The Growth Paradox Facing Financial Institutions


Financial institutions and wealth management firms across the country face a fundamental challenge: the more they grow, the more operational drag consumes the time and energy needed to serve clients effectively.

Leaders recognize that spending excessive hours executing the day-to-day business leaves little capacity for building relationships, developing strategy, or positioning the firm for long-term growth.

At the Association of Trust Organizations annual meeting, Dan O’Brien of AssetMark addressed this paradox directly. Firms struggle with growth not because they lack expertise, but because they’re trying to do everything internally.

The organizations breaking through this barrier share a common approach: they focus intensely on their core competencies while partnering strategically for everything else.


Why Client Segmentation Drives Sustainable Growth

One of the most powerful strategies Dan highlighted involves segmenting client relationships intentionally.

Many advisors and fiduciary leaders want to serve every client equally, but this approach creates capacity constraints that prevent practices from scaling. Effective segmentation doesn’t compromise fiduciary responsibility. Instead, it ensures that relationship managers spend appropriate time with clients based on household complexity and revenue contribution.

The data reinforces why this matters. Industry research shows that 70 to 80 percent of next-generation beneficiaries change advisors after inheriting wealth.

Firms that build deeper relationships through strategic segmentation and multi-generational engagement are reversing this trend. They create client experiences that resonate across age groups by understanding family dynamics and involving younger generations early.
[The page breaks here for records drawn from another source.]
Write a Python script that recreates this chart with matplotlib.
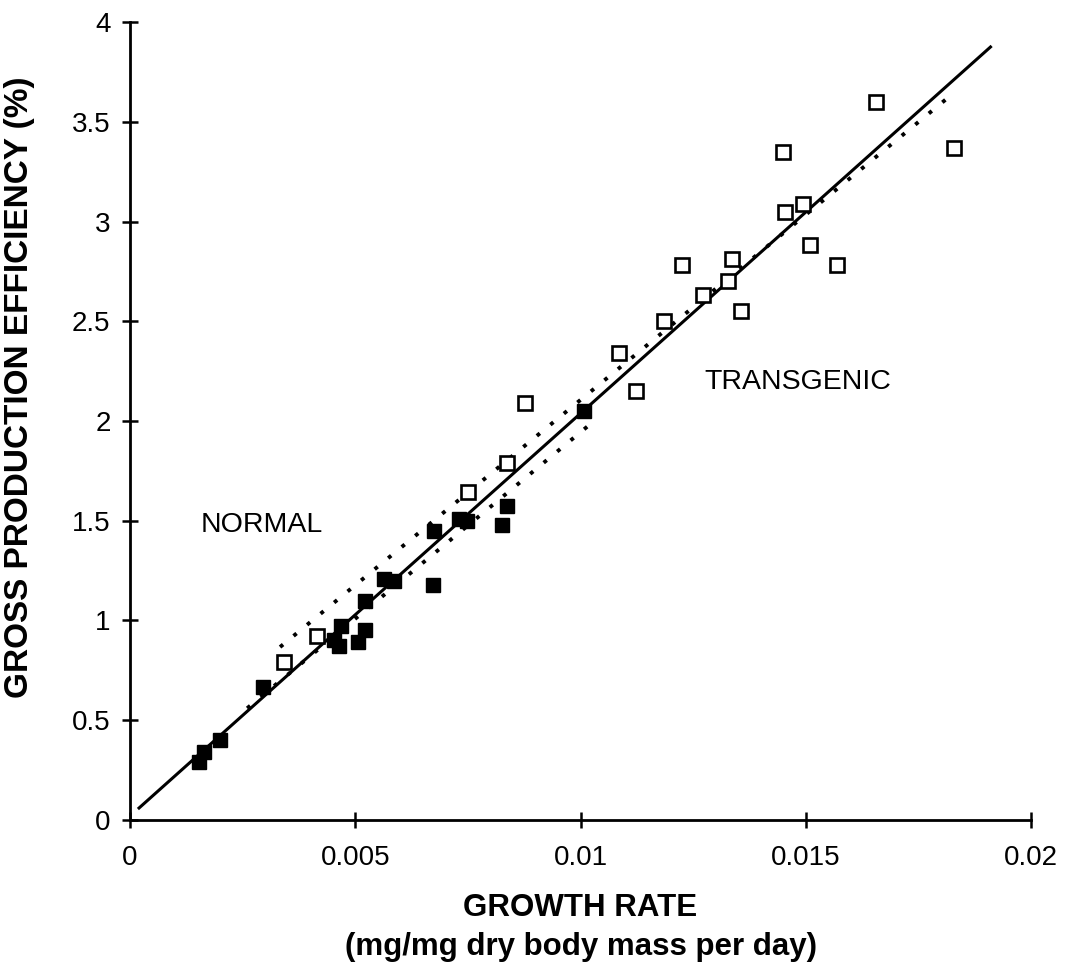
import matplotlib
matplotlib.use("Agg")
import matplotlib.pyplot as plt
from matplotlib.ticker import FuncFormatter

# normal fish (filled squares)
normal_x = [0.00152, 0.00164, 0.0020, 0.00296, 0.00453, 0.00463, 0.00468, 0.00506,
            0.00522, 0.00522, 0.00563, 0.00585, 0.00672, 0.00674, 0.0073, 0.00748,
            0.00826, 0.00837, 0.01007]
normal_y = [0.29, 0.34, 0.40, 0.665, 0.90, 0.87, 0.97, 0.89,
            0.95, 1.10, 1.21, 1.20, 1.18, 1.45, 1.51, 1.50,
            1.48, 1.575, 2.05]

# transgenic fish (open squares)
trans_x = [0.00341, 0.00416, 0.00751, 0.00837, 0.00876, 0.01086, 0.01124, 0.01185,
           0.01226, 0.01272, 0.01327, 0.01337, 0.01356, 0.01454, 0.0145, 0.01494,
           0.01509, 0.0157, 0.01656, 0.0183]
trans_y = [0.79, 0.92, 1.645, 1.79, 2.09, 2.34, 2.15, 2.50,
           2.78, 2.63, 2.70, 2.81, 2.55, 3.05, 3.35, 3.09,
           2.88, 2.78, 3.60, 3.37]

# fitted lines
all_fit_x = [0.0002, 0.0191]
all_fit_y = [0.06, 3.875]
normal_fit_x = [0.0026, 0.0103]
normal_fit_y = [0.56, 2.0]
trans_fit_x = [0.00333, 0.01826]
trans_fit_y = [0.867, 3.64]

plt.rcParams['font.family'] = ['Liberation Sans', 'DejaVu Sans']

fig = plt.figure(figsize=(10.72, 9.75), dpi=100)
ax = fig.add_axes([0.1213, 0.159, 0.8405, 0.8184])

ax.plot(all_fit_x, all_fit_y, color='black', lw=2.2)
ax.plot(normal_fit_x, normal_fit_y, color='black', lw=2.8, linestyle=(0, (1, 3.5)))
ax.plot(trans_fit_x, trans_fit_y, color='black', lw=2.8, linestyle=(0, (1, 3.5)))

ax.plot(trans_x, trans_y, 's', markersize=10, markerfacecolor='white',
        markeredgecolor='black', markeredgewidth=1.9, linestyle='none')
ax.plot(normal_x, normal_y, 's', markersize=10.5, color='black', linestyle='none')

ax.text(0.00156, 1.445, "NORMAL", fontsize=20.5)
ax.text(0.01275, 2.16, "TRANSGENIC", fontsize=20.5)

ax.set_xlim(0, 0.02)
ax.set_ylim(0, 4)
ax.set_xticks([0, 0.005, 0.01, 0.015, 0.02])
ax.set_yticks([0, 0.5, 1, 1.5, 2, 2.5, 3, 3.5, 4])
ax.xaxis.set_major_formatter(FuncFormatter(lambda v, p: "%g" % v))
ax.yaxis.set_major_formatter(FuncFormatter(lambda v, p: "%g" % v))

for s in ['top', 'right']:
    ax.spines[s].set_visible(False)
for s in ['left', 'bottom']:
    ax.spines[s].set_linewidth(2)

ax.tick_params(direction='inout', length=12, width=1.8, labelsize=20)
ax.tick_params(axis='x', pad=12)
ax.tick_params(axis='y', pad=8)

ax.set_xlabel("GROWTH RATE\n(mg/mg dry body mass per day)", fontsize=22.5,
              fontweight='bold', labelpad=16, linespacing=1.4)
ax.set_ylabel("GROSS PRODUCTION EFFICIENCY (%)", fontsize=24,
              fontweight='bold')
ax.yaxis.set_label_coords(-0.105, 0.542)

fig.savefig("out.png", dpi=100)
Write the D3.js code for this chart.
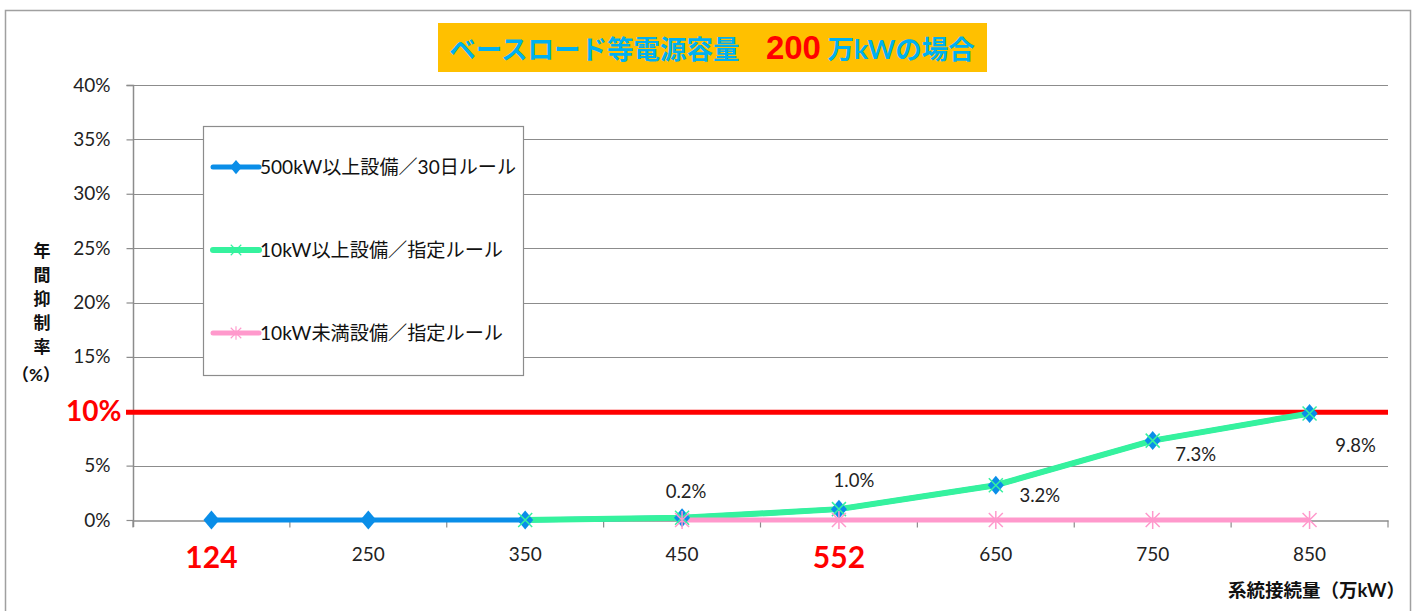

How Integrated Platforms Create Operational Efficiency

Technology plays a central role in scalable growth for modern advisory and fiduciary firms.

Dan emphasized that successful organizations implement integrated platforms combining CRM tools, financial planning capabilities, and investment management solutions. These systems improve workflows and create scale by reducing time spent on manual processes and administrative tasks.

Integration matters because disconnected systems force teams to spend hours reconciling data, managing exceptions, and troubleshooting errors.

When platforms communicate seamlessly, advisors and relationship managers gain the capacity to focus on client-facing work rather than operational firefighting. This operational efficiency directly supports better client experiences and creates room for sustainable growth.


Rethinking Investment Management Through Partnerships

For many firms, especially those in smaller markets or community banks, building comprehensive in-house investment capabilities presents significant challenges.

Hiring teams of analysts, portfolio managers, and compliance specialists requires substantial fixed costs and ongoing recruitment in competitive talent markets.

Strategic partnerships with institutional-grade investment providers offer an alternative model.

These relationships provide access to sophisticated strategies, including private markets, tax management services, and direct indexing, without the overhead of maintaining internal teams. Firms maintain full input on portfolio construction while gaining capabilities that would be difficult or impossible to build alone.

Outsourcing in this context doesn’t mean losing control. It means gaining capacity, freeing internal teams to focus on relationships, planning, and fiduciary oversight.


Preparing for Market Volatility Through Disciplined Processes


After nearly two decades of bull market conditions, Dan emphasized the importance of disciplined investment processes.

While rising markets have lifted performance across the industry, firms cannot rely on favorable conditions indefinitely. Geopolitical tensions and economic uncertainty require preparation rather than prediction.

The firms positioned to weather market corrections are those with clear investment philosophies, documented procedures, and systems they follow consistently.

Operational discipline builds client confidence before volatility arrives, creating stability when markets become challenging.


The Path Forward: Focus and Partnership

The key takeaway from Dan’s conversation is clear:

The path to growth isn’t about doing everything yourself. It’s about strategically focusing on what you do best, serving clients, building trust, and delivering fiduciary value, while partnering with experts to extend your capabilities.

Growth doesn’t come from adding complexity. It comes from creating capacity.